— Task instructions —
Transcribe every line from the top down to the line with "import matplotlib.pyplot as plt", both ends included, but not the pictures.

###

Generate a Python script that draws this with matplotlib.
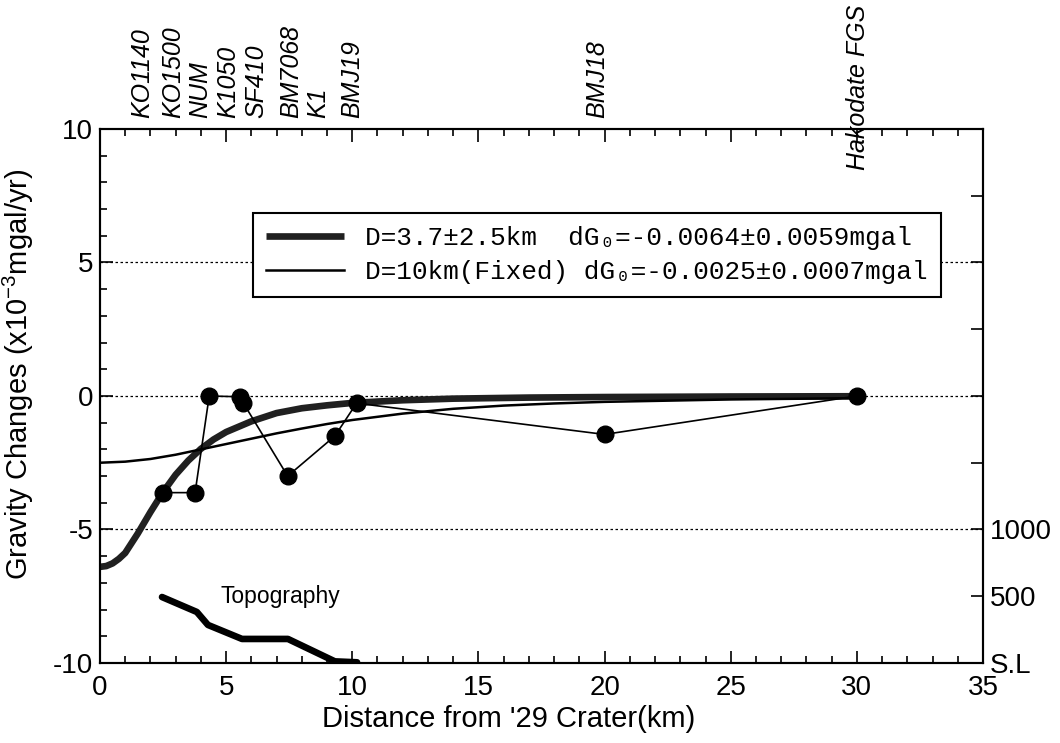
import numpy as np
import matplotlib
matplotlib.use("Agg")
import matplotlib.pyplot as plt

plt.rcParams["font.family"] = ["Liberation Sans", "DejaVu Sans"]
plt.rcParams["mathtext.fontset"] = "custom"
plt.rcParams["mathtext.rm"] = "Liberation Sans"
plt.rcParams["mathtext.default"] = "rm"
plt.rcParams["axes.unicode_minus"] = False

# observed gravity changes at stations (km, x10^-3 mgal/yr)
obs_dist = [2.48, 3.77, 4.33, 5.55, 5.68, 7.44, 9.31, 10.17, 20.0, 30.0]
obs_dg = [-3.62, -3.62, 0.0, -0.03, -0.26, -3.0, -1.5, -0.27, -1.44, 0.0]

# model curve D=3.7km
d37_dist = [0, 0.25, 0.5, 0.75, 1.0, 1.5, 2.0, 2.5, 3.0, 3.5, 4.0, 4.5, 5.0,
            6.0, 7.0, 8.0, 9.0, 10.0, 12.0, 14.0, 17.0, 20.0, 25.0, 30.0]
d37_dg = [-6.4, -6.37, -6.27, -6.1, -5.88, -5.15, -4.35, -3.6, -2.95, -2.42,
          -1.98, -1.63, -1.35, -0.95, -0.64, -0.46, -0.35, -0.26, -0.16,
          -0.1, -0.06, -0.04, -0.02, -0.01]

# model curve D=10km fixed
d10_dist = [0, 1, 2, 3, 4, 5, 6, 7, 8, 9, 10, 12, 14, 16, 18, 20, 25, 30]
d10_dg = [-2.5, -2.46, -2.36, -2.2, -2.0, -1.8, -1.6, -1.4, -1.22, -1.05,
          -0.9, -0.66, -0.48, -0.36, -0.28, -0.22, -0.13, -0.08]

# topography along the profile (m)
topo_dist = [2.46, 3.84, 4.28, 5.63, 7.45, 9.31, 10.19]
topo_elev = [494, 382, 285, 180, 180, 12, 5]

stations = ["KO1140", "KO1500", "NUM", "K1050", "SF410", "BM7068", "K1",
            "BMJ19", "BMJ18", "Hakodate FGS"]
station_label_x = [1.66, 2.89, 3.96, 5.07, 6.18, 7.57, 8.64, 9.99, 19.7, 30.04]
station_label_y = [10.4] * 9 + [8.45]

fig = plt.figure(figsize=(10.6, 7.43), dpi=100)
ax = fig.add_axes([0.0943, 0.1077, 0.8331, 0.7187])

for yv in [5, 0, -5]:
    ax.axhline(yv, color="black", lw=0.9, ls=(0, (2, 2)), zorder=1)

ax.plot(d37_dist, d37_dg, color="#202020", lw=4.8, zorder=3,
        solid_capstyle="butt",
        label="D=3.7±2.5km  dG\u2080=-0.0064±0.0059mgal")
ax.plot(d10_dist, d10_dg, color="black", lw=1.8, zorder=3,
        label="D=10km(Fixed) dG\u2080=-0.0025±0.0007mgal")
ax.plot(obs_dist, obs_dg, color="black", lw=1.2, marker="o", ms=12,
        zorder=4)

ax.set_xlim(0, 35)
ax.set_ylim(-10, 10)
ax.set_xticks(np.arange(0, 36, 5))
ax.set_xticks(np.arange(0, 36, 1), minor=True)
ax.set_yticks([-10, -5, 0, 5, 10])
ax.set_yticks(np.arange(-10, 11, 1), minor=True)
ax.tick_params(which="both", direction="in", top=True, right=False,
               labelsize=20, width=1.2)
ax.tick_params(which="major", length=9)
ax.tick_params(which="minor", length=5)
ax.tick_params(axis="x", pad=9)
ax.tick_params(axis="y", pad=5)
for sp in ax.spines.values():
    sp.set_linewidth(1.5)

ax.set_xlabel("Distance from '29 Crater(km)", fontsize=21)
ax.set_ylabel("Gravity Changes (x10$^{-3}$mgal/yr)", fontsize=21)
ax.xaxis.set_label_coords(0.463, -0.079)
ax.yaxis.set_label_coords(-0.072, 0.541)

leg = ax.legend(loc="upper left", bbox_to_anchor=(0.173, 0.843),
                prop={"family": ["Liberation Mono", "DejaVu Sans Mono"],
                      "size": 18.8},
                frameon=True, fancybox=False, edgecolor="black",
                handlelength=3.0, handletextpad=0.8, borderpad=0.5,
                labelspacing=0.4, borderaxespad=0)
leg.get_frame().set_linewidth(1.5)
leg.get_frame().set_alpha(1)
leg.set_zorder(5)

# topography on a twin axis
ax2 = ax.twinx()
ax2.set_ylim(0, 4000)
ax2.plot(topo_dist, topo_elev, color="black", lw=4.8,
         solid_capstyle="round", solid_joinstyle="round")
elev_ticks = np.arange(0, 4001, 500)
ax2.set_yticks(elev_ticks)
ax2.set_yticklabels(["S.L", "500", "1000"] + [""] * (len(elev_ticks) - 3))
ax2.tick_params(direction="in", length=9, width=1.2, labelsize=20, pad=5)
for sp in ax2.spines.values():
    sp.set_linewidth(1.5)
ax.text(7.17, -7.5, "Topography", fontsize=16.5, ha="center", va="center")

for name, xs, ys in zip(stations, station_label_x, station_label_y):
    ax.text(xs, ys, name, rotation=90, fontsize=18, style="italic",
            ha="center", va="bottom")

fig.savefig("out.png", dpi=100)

###

— Exercise response —
Generate a Python script that draws this with matplotlib.
import numpy as np
import matplotlib
matplotlib.use("Agg")
import matplotlib.pyplot as plt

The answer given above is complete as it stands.